▶ Goal: Emit the data below verbatim, stripping out any pictures.

▶ Data provided:

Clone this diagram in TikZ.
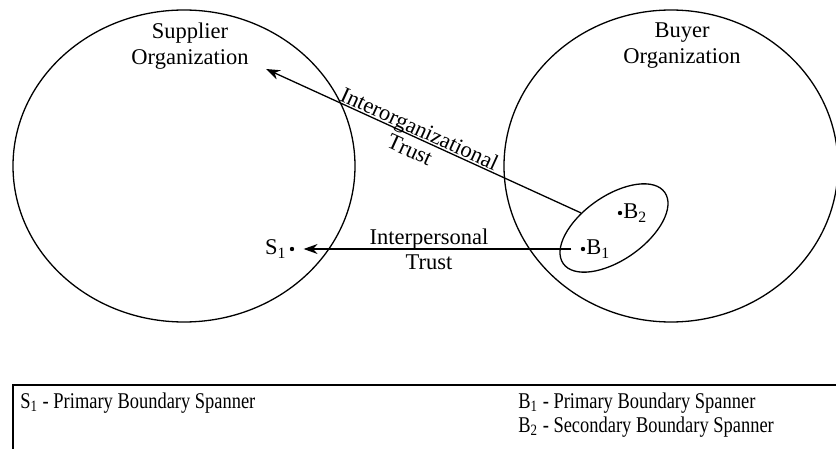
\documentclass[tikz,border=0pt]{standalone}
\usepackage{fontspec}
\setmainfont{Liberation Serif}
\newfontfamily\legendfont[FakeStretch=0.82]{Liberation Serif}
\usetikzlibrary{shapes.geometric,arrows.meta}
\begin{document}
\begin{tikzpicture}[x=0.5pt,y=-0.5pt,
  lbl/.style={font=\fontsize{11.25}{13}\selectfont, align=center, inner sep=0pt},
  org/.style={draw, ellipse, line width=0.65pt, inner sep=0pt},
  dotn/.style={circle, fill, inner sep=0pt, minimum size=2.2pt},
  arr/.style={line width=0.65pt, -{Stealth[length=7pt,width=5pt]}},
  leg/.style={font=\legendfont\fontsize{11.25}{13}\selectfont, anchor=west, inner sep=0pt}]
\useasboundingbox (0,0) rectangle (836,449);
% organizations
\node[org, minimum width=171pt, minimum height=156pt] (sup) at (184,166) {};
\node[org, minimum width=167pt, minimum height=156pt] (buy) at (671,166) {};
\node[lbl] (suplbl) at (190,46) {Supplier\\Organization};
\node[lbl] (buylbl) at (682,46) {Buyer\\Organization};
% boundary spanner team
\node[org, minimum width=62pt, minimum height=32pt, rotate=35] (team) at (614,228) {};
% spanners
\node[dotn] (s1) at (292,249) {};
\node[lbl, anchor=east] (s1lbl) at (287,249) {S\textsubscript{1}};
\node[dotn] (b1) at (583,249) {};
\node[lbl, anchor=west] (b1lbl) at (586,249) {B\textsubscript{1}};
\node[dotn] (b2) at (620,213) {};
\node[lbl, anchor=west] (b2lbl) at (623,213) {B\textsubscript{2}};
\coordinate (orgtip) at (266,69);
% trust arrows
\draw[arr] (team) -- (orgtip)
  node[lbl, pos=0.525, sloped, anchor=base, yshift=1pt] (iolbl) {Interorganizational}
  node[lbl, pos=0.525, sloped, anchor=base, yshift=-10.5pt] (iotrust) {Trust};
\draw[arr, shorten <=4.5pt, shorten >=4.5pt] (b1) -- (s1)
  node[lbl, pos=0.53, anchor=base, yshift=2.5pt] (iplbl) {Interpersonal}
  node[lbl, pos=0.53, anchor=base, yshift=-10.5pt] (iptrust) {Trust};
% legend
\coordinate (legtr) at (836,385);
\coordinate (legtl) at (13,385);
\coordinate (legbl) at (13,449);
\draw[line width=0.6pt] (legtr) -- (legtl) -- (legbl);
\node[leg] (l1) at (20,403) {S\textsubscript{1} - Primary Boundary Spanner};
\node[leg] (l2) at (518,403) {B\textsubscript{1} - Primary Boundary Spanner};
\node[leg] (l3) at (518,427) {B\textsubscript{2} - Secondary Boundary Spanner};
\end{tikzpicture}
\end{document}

▶ Response:
Clone this diagram in TikZ.
\documentclass[tikz,border=0pt]{standalone}
\usepackage{fontspec}
\setmainfont{Liberation Serif}
\newfontfamily\legendfont[FakeStretch=0.82]{Liberation Serif}
\usetikzlibrary{shapes.geometric,arrows.meta}
\begin{document}
\begin{tikzpicture}[x=0.5pt,y=-0.5pt,
  lbl/.style={font=\fontsize{11.25}{13}\selectfont, align=center, inner sep=0pt},
  org/.style={draw, ellipse, line width=0.65pt, inner sep=0pt},
  dotn/.style={circle, fill, inner sep=0pt, minimum size=2.2pt},
  arr/.style={line width=0.65pt, -{Stealth[length=7pt,width=5pt]}},
  leg/.style={font=\legendfont\fontsize{11.25}{13}\selectfont, anchor=west, inner sep=0pt}]
\useasboundingbox (0,0) rectangle (836,449);
% organizations
\node[org, minimum width=171pt, minimum height=156pt] (sup) at (184,166) {};
\node[org, minimum width=167pt, minimum height=156pt] (buy) at (671,166) {};
\node[lbl] (suplbl) at (190,46) {Supplier\\Organization};
\node[lbl] (buylbl) at (682,46) {Buyer\\Organization};
% boundary spanner team
\node[org, minimum width=62pt, minimum height=32pt, rotate=35] (team) at (614,228) {};
% spanners
\node[dotn] (s1) at (292,249) {};
\node[lbl, anchor=east] (s1lbl) at (287,249) {S\textsubscript{1}};
\node[dotn] (b1) at (583,249) {};
\node[lbl, anchor=west] (b1lbl) at (586,249) {B\textsubscript{1}};
\node[dotn] (b2) at (620,213) {};
\node[lbl, anchor=west] (b2lbl) at (623,213) {B\textsubscript{2}};
\coordinate (orgtip) at (266,69);
% trust arrows
\draw[arr] (team) -- (orgtip)
  node[lbl, pos=0.525, sloped, anchor=base, yshift=1pt] (iolbl) {Interorganizational}
  node[lbl, pos=0.525, sloped, anchor=base, yshift=-10.5pt] (iotrust) {Trust};
\draw[arr, shorten <=4.5pt, shorten >=4.5pt] (b1) -- (s1)
  node[lbl, pos=0.53, anchor=base, yshift=2.5pt] (iplbl) {Interpersonal}
  node[lbl, pos=0.53, anchor=base, yshift=-10.5pt] (iptrust) {Trust};
% legend
\coordinate (legtr) at (836,385);
\coordinate (legtl) at (13,385);
\coordinate (legbl) at (13,449);
\draw[line width=0.6pt] (legtr) -- (legtl) -- (legbl);
\node[leg] (l1) at (20,403) {S\textsubscript{1} - Primary Boundary Spanner};
\node[leg] (l2) at (518,403) {B\textsubscript{1} - Primary Boundary Spanner};
\node[leg] (l3) at (518,427) {B\textsubscript{2} - Secondary Boundary Spanner};
\end{tikzpicture}
\end{document}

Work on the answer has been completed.